Before falling in love with a house, it’s crucial to be realistic about the property for you. Your yearly gross income multiplied by 2.5 can give you an approximate price range. There are also affordability calculators online. However, your salary is one of many things to consider when making a large commitment like a home. How much you can afford is affected by other variables. The higher your credit score, the more opportunities you will have to get a low-interest mortgage loan, and the more appealing you will seem in contrast to other potential buyers. When calculating costs, remember to include the down payment, which can vary depending on the mortgage lender, closing costs, relocation expenses, and additional fees related to a move. Down payments may vary from 3% to 20% of the home’s purchase price, depending on your mortgage type and credit history.

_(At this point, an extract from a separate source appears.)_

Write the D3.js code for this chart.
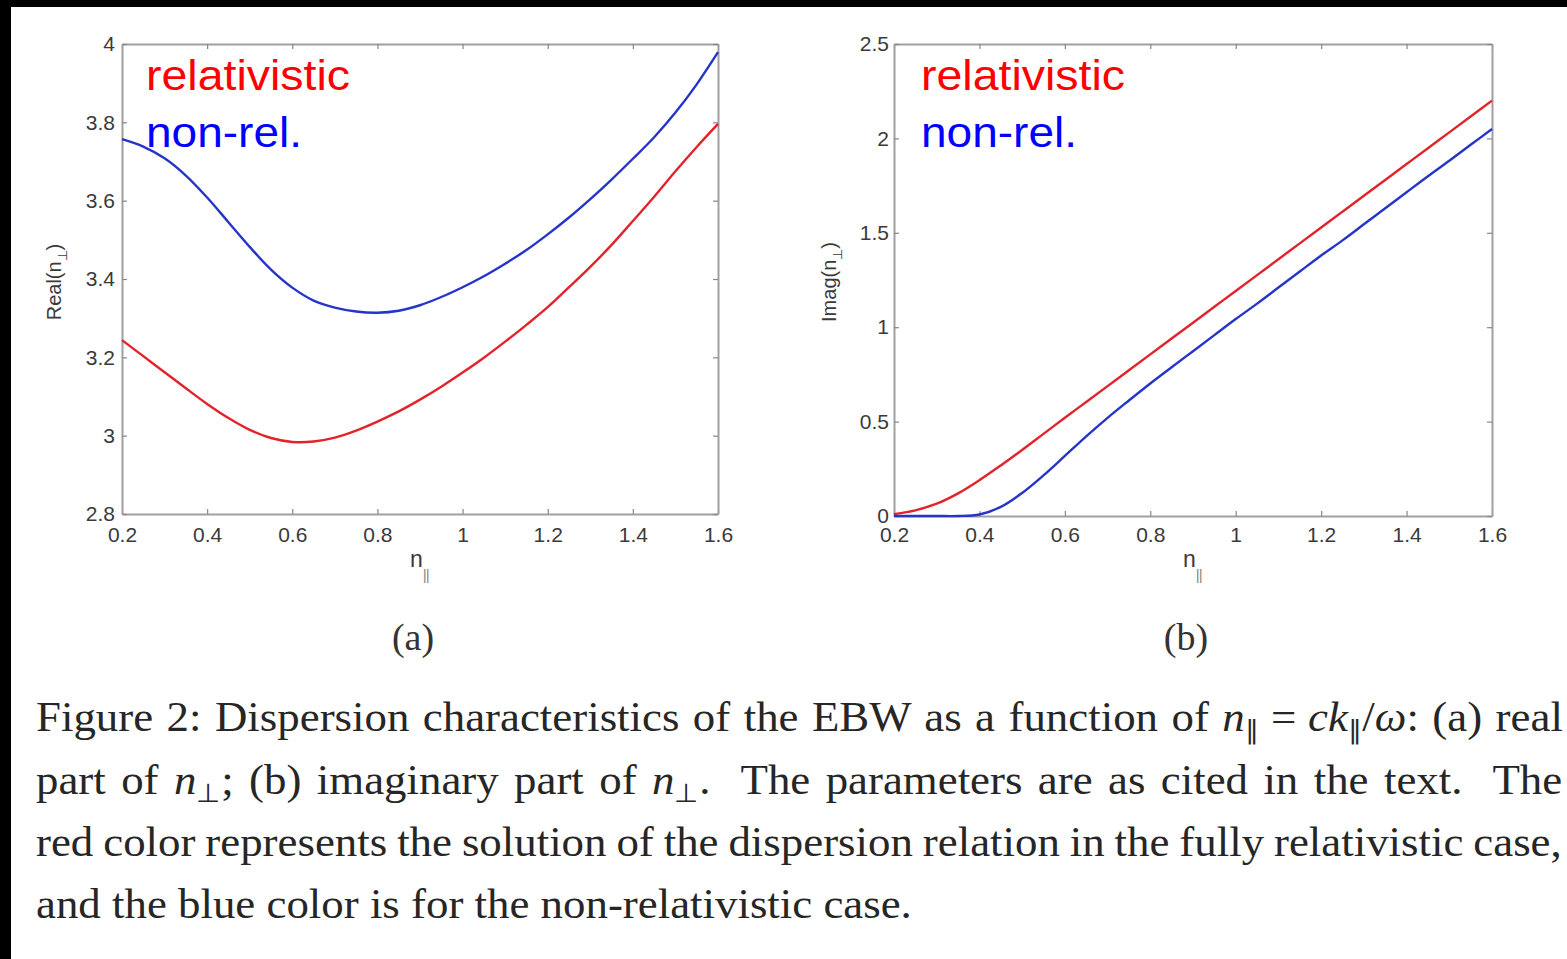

Insurance is another factor. To secure your new house, you must get homeowner’s insurance. However, you could also be responsible for another insurance that protects the lender who financed your property purchase. Private mortgage insurance (PMI) is for homeowners who pay less than 20% of the home’s purchase price. If you have a traditional loan and a down payment of less than 20%, your lender will require monthly payments until you own 20% equity of the property. Save for a more significant down payment if you want to avoid PMI. Discuss your alternatives and the best course of action for your circumstances with your lender.

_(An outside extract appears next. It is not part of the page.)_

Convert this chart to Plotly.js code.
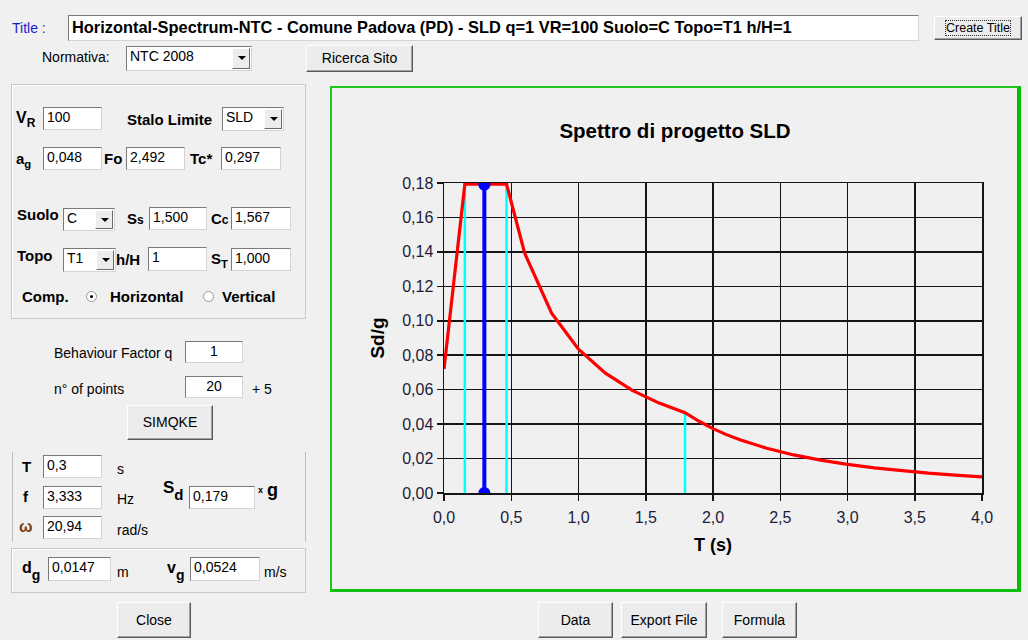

Before committing to a home, ensure a complete inspection has been done. Major expenditures such as HVAC systems or roof repair can be devastating if you are not prepared. Remember that a seller’s pre-inspection or insurance appraisal is superficial and less in-depth than a buyer’s inspection. The goal is to find any potential problems before they become yours. Do not assume that a seller must include everything in the Seller’s disclosure.

Closing costs include tax services fees, credit report fees, appraisal fees, government recording fees, and origination fees for your lender. Closing expenses typically represent 2% to 5% of your purchase price. For a property with a $200,000 purchase price, expect between $4,000 and $10,000 in closing expenses.

Regular monthly costs include your principal on a mortgage, interest, taxes, insurance, and HOA fees, if applicable. That is just for the home. In addition, you must budget for utilities and the care and maintenance of the house, inside and out. Remember to budget for lawn care and weather-related upkeep as a first-time homeowner.